Revised Earnings Outlook Impacts Johns Lyng Group (ASX:JLX) Amid Project Delays

3 min read | February 25, 2025 11:43 AM AEDT | By Team Kalkine Media

Highlights 

  • Earnings guidance revised g
  • Key project delays noted 
  • Cost-efficiency measures underway 

Johns Lyng Group (ASX:JLG) recently updated its financial forecast for 2025, a move that has generated significant market attention due to a notable adjustment in its earnings guidance. The revised outlook comes in response to operational challenges and slower-than-expected progress in strategic projects across New South Wales and the United States. 

On Tuesday, the company reported a substantial decline in share value, reflecting the market’s reaction to the updated projections. The insurance and construction firm now anticipates full-year earnings of $126.5 million—a decrease of 4.5 percent from the previous guidance of $132.5 million. In addition, the full-year revenue projection has been trimmed by 5 percent to reach $1.2 billion.
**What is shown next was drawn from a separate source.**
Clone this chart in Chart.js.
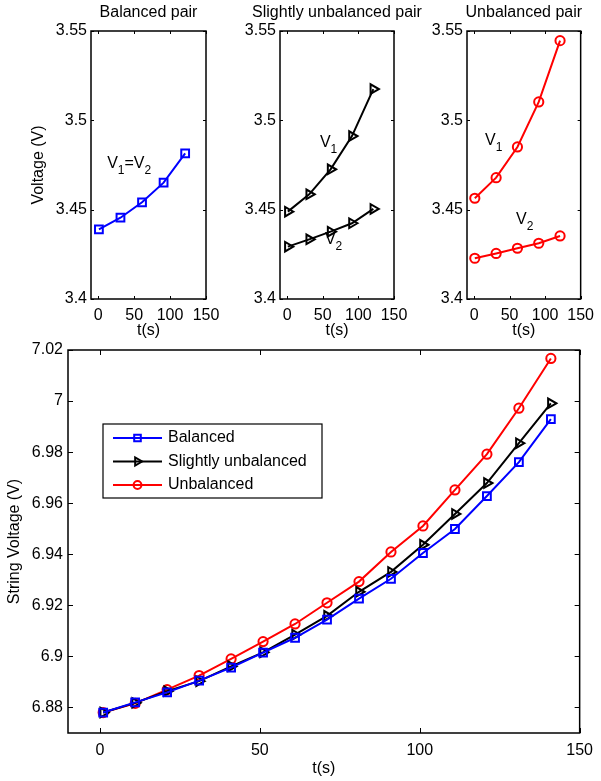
<!DOCTYPE html>
<html>
<head>
<meta charset="utf-8">
<script src="https://cdn.jsdelivr.net/npm/chart.js@4"></script>
<style>
  body { margin: 0; background: #fff; }
  #wrap { position: relative; width: 601px; height: 781px; }
  canvas { position: absolute; left: 0; top: 0; }
</style>
</head>
<body>
<div id="wrap">
  <canvas id="pairBalanced" width="601" height="781"></canvas>
  <canvas id="pairSlight" width="601" height="781"></canvas>
  <canvas id="pairUnbalanced" width="601" height="781"></canvas>
  <canvas id="string" width="601" height="781"></canvas>
</div>
<script>
// cell voltages of each pair (V), sampled every 30 s
const tPair = [1, 31, 61, 91, 121];
const balancedV = [3.439, 3.4455, 3.4541, 3.4651, 3.4815];
const slightV1 = [3.4489, 3.4586, 3.4726, 3.4912, 3.5175];
const slightV2 = [3.4293, 3.4334, 3.4377, 3.4424, 3.4504];
const unbalV1 = [3.4564, 3.4679, 3.4851, 3.5103, 3.5446];
const unbalV2 = [3.4228, 3.4255, 3.4284, 3.4312, 3.4353];

// string voltage (V), sampled every 10 s
const tString = [1, 11, 21, 31, 41, 51, 61, 71, 81, 91, 101, 111, 121, 131, 141];
const stringBalanced = [6.878, 6.882, 6.8859, 6.8905, 6.8956, 6.9015, 6.9073, 6.9144, 6.9226, 6.9304, 6.9405, 6.9499, 6.9628, 6.9761, 6.9929];
const stringSlight = [6.878, 6.8818, 6.8864, 6.8903, 6.8961, 6.9016, 6.9085, 6.9159, 6.9253, 6.9331, 6.9437, 6.9558, 6.9679, 6.9835, 6.9991];
const stringUnbal = [6.878, 6.8816, 6.887, 6.8925, 6.899, 6.9058, 6.9127, 6.921, 6.9293, 6.9409, 6.9511, 6.9652, 6.9792, 6.9972, 7.0167];

const xTicks = [0, 50, 100, 150];
const yTicksPair = [3.4, 3.45, 3.5, 3.55];
const yTicksString = [6.88, 6.9, 6.92, 6.94, 6.96, 6.98, 7, 7.02];

const BLUE = '#0000ff', BLACK = '#000000', RED = '#ff0000';
const FONT = '"Liberation Sans", Arial, Helvetica, sans-serif';

Chart.defaults.font.family = FONT;
Chart.defaults.font.size = 16;
Chart.defaults.color = '#000';

const pts = (xs, ys) => xs.map((x, i) => ({ x: x, y: ys[i] }));

const marker = {
  square: { pointStyle: 'rect', pointRadius: 5.5, rotation: 0 },
  tri: { pointStyle: 'triangle', pointRadius: 5.5, rotation: 90 },
  circle: { pointStyle: 'circle', pointRadius: 4.6, rotation: 0 }
};

function series(label, xs, ys, color, m) {
  return {
    label: label,
    data: pts(xs, ys),
    borderColor: color,
    borderWidth: 2,
    pointBackgroundColor: 'rgba(0,0,0,0)',
    pointBorderColor: color,
    pointBorderWidth: 2,
    pointStyle: m.pointStyle,
    pointRadius: m.pointRadius,
    pointRotation: m.rotation,
    tension: 0
  };
}

// box around the plot with matlab-like inward ticks on all four sides
const boxTicks = {
  id: 'boxTicks',
  beforeDatasetsDraw(chart, args, opts) {
    const { ctx, chartArea: a, scales: { x, y } } = chart;
    const len = opts.len || 4;
    ctx.save();
    ctx.strokeStyle = '#000';
    ctx.lineWidth = 1;
    ctx.beginPath();
    x.ticks.forEach(t => {
      const px = Math.round(x.getPixelForValue(t.value)) + 0.5;
      ctx.moveTo(px, a.bottom); ctx.lineTo(px, a.bottom - len);
      ctx.moveTo(px, a.top); ctx.lineTo(px, a.top + len);
    });
    y.ticks.forEach(t => {
      const py = Math.round(y.getPixelForValue(t.value)) + 0.5;
      ctx.moveTo(a.left, py); ctx.lineTo(a.left + len, py);
      ctx.moveTo(a.right, py); ctx.lineTo(a.right - len, py);
    });
    ctx.stroke();
    ctx.lineWidth = 1.5;
    ctx.strokeRect(a.left, a.top, a.right - a.left, a.bottom - a.top);
    ctx.restore();
  }
};

// title centred over the plot box, allowed to run wider than it
const panelTitle = {
  id: 'panelTitle',
  afterDraw(chart, args, opts) {
    if (!opts.text) return;
    const { ctx, chartArea: a } = chart;
    ctx.save();
    ctx.fillStyle = '#000';
    ctx.font = '16px ' + FONT;
    ctx.textAlign = 'center';
    ctx.textBaseline = 'middle';
    ctx.fillText(opts.text, (a.left + a.right) / 2, a.top - 18);
    ctx.restore();
  }
};

// "V1" style labels next to the curves, placed in data units
const curveLabels = {
  id: 'curveLabels',
  afterDatasetsDraw(chart, args, opts) {
    const items = opts.items || [];
    const { ctx, scales: { x, y } } = chart;
    ctx.save();
    ctx.fillStyle = '#000';
    ctx.textBaseline = 'middle';
    ctx.textAlign = 'left';
    items.forEach(it => {
      let px = x.getPixelForValue(it.x);
      const py = y.getPixelForValue(it.y);
      it.parts.forEach(([txt, sub]) => {
        ctx.font = (sub ? '12px ' : '16px ') + FONT;
        ctx.fillText(txt, px, sub ? py + 7 : py);
        px += ctx.measureText(txt).width;
      });
    });
    ctx.restore();
  }
};

// legend with line + marker samples, drawn inside the plot
const lineLegend = {
  id: 'lineLegend',
  afterDraw(chart, args, opts) {
    if (!opts.show) return;
    const { ctx, chartArea: a } = chart;
    const left = a.left + opts.dx, top = a.top + opts.dy;
    const rowH = 23.5, w = 219, h = 74;
    ctx.save();
    ctx.fillStyle = '#fff';
    ctx.fillRect(left, top, w, h);
    ctx.strokeStyle = '#000';
    ctx.lineWidth = 1.2;
    ctx.strokeRect(left, top, w, h);
    chart.data.datasets.forEach((ds, i) => {
      const cy = top + 14 + i * rowH;
      ctx.strokeStyle = ds.borderColor;
      ctx.lineWidth = 2;
      ctx.beginPath();
      ctx.moveTo(left + 10, cy); ctx.lineTo(left + 59, cy);
      ctx.stroke();
      ctx.fillStyle = 'rgba(0,0,0,0)';
      Chart.helpers.drawPoint(ctx, {
        pointStyle: ds.pointStyle, rotation: ds.pointRotation,
        radius: ds.pointRadius * 0.85, borderWidth: 2
      }, left + 34.5, cy);
      ctx.fillStyle = '#000';
      ctx.font = '16px ' + FONT;
      ctx.textBaseline = 'middle';
      ctx.fillText(ds.label, left + 65, cy);
    });
    ctx.restore();
  }
};

function makePanel(id, o) {
  return new Chart(document.getElementById(id), {
    type: 'line',
    data: { datasets: o.datasets },
    plugins: [boxTicks, panelTitle, curveLabels, lineLegend],
    options: {
      responsive: false,
      animation: false,
      devicePixelRatio: 1,
      layout: { padding: o.pad },
      plugins: {
        legend: { display: false },
        tooltip: { enabled: false },
        panelTitle: { text: o.title || '' },
        boxTicks: { len: o.tickLen },
        curveLabels: { items: o.labels || [] },
        lineLegend: o.legend || { show: false }
      },
      scales: {
        x: {
          type: 'linear', min: -10, max: 150,
          grid: { display: false, drawTicks: false }, border: { display: false },
          afterBuildTicks: s => { s.ticks = xTicks.map(v => ({ value: v })); },
          ticks: { padding: o.xTickPad, callback: v => String(v) },
          title: { display: true, text: 't(s)', padding: { top: 0, bottom: o.xTitlePad } },
          afterFit: s => { s.height = o.xH; }
        },
        y: {
          type: 'linear', min: o.yMin, max: o.yMax,
          grid: { display: false, drawTicks: false }, border: { display: false },
          afterBuildTicks: s => { s.ticks = o.yTicks.map(v => ({ value: v })); },
          ticks: { padding: o.yTickPad, callback: v => String(v) },
          title: { display: !!o.yTitle, text: o.yTitle || '', padding: { top: o.yTitlePad, bottom: 0 } },
          afterFit: s => { s.width = o.yW; }
        }
      }
    }
  });
}

const topPanel = {
  yMin: 3.4, yMax: 3.55, yTicks: yTicksPair, xH: 45, xTitlePad: 3.4,
  xTickPad: 7, yTickPad: 4, tickLen: 3
};

makePanel('pairBalanced', Object.assign({}, topPanel, {
  title: 'Balanced pair', yTitle: 'Voltage (V)', yTitlePad: 29.4,
  pad: { left: 0, right: 395, top: 31, bottom: 437 }, yW: 91,
  datasets: [series('V1=V2', tPair, balancedV, BLUE, marker.square)],
  labels: [{ x: 12.5, y: 3.476, parts: [['V', 0], ['1', 1], ['=V', 0], ['2', 1]] }]
}));

makePanel('pairSlight', Object.assign({}, topPanel, {
  title: 'Slightly unbalanced pair',
  pad: { left: 230, right: 207, top: 31, bottom: 437 }, yW: 50,
  datasets: [
    series('V1', tPair, slightV1, BLACK, marker.tri),
    series('V2', tPair, slightV2, BLACK, marker.tri)
  ],
  labels: [
    { x: 46, y: 3.4873, parts: [['V', 0], ['1', 1]] },
    { x: 53, y: 3.433, parts: [['V', 0], ['2', 1]] }
  ]
}));

makePanel('pairUnbalanced', Object.assign({}, topPanel, {
  title: 'Unbalanced pair',
  pad: { left: 417, right: 18, top: 31, bottom: 437 }, yW: 50,
  datasets: [
    series('V1', tPair, unbalV1, RED, marker.circle),
    series('V2', tPair, unbalV2, RED, marker.circle)
  ],
  labels: [
    { x: 15.5, y: 3.4884, parts: [['V', 0], ['1', 1]] },
    { x: 59, y: 3.4442, parts: [['V', 0], ['2', 1]] }
  ]
}));

makePanel('string', {
  yMin: 6.87, yMax: 7.02, yTicks: yTicksString, xH: 48, xTitlePad: 2.4,
  xTickPad: 8, yTickPad: 5, tickLen: 5,
  yTitle: 'String Voltage (V)', yTitlePad: 5.4,
  pad: { left: 0, right: 12, top: 350, bottom: 0 }, yW: 68,
  datasets: [
    series('Balanced', tString, stringBalanced, BLUE, marker.square),
    series('Slightly unbalanced', tString, stringSlight, BLACK, marker.tri),
    series('Unbalanced', tString, stringUnbal, RED, marker.circle)
  ],
  legend: { show: true, dx: 35, dy: 74 }
});
</script>
</body>
</html>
This adjustment follows a first-half performance where net profit declined to $20.8 million from $31.1 million in the comparable period last year. 

In an effort to adapt to evolving market conditions, management undertook a detailed review of operations and subsequently implemented a comprehensive cost-reduction program. This initiative is designed to recalibrate the company’s overhead base and maintain financial discipline amid a shifting economic landscape. The measures aim to align internal cost structures with the revised performance outlook and ensure that operational efficiencies are prioritized. 

External factors have also played a significant role in the revised forecast. Unusually benign weather conditions have led to a lower volume of insurance claims and reduced demand for CAT-related work, thereby impacting revenue streams. In the Northern Rivers region of New South Wales, the anticipated ramp-up of projects has not progressed at the expected pace, which further contributed to the adjustment in guidance. Additionally, delays in the commencement of projects in the United States have added to the overall challenges faced during this period. 

This recalibration of earnings and revenue forecasts reflects a broader strategic effort to navigate current market headwinds while positioning the company for long-term resilience. By addressing cost structures and aligning project execution with realistic timelines, the management team is focused on enhancing operational efficiency and maintaining a sustainable growth trajectory. The updated financial outlook provides stakeholders with a clearer perspective on the current performance environment and underscores the importance of adaptive strategies in times of uncertainty. 

The guidance revision represents a measured response to both external influences and internal operational reviews, highlighting the company’s commitment to sound financial management and strategic adaptability.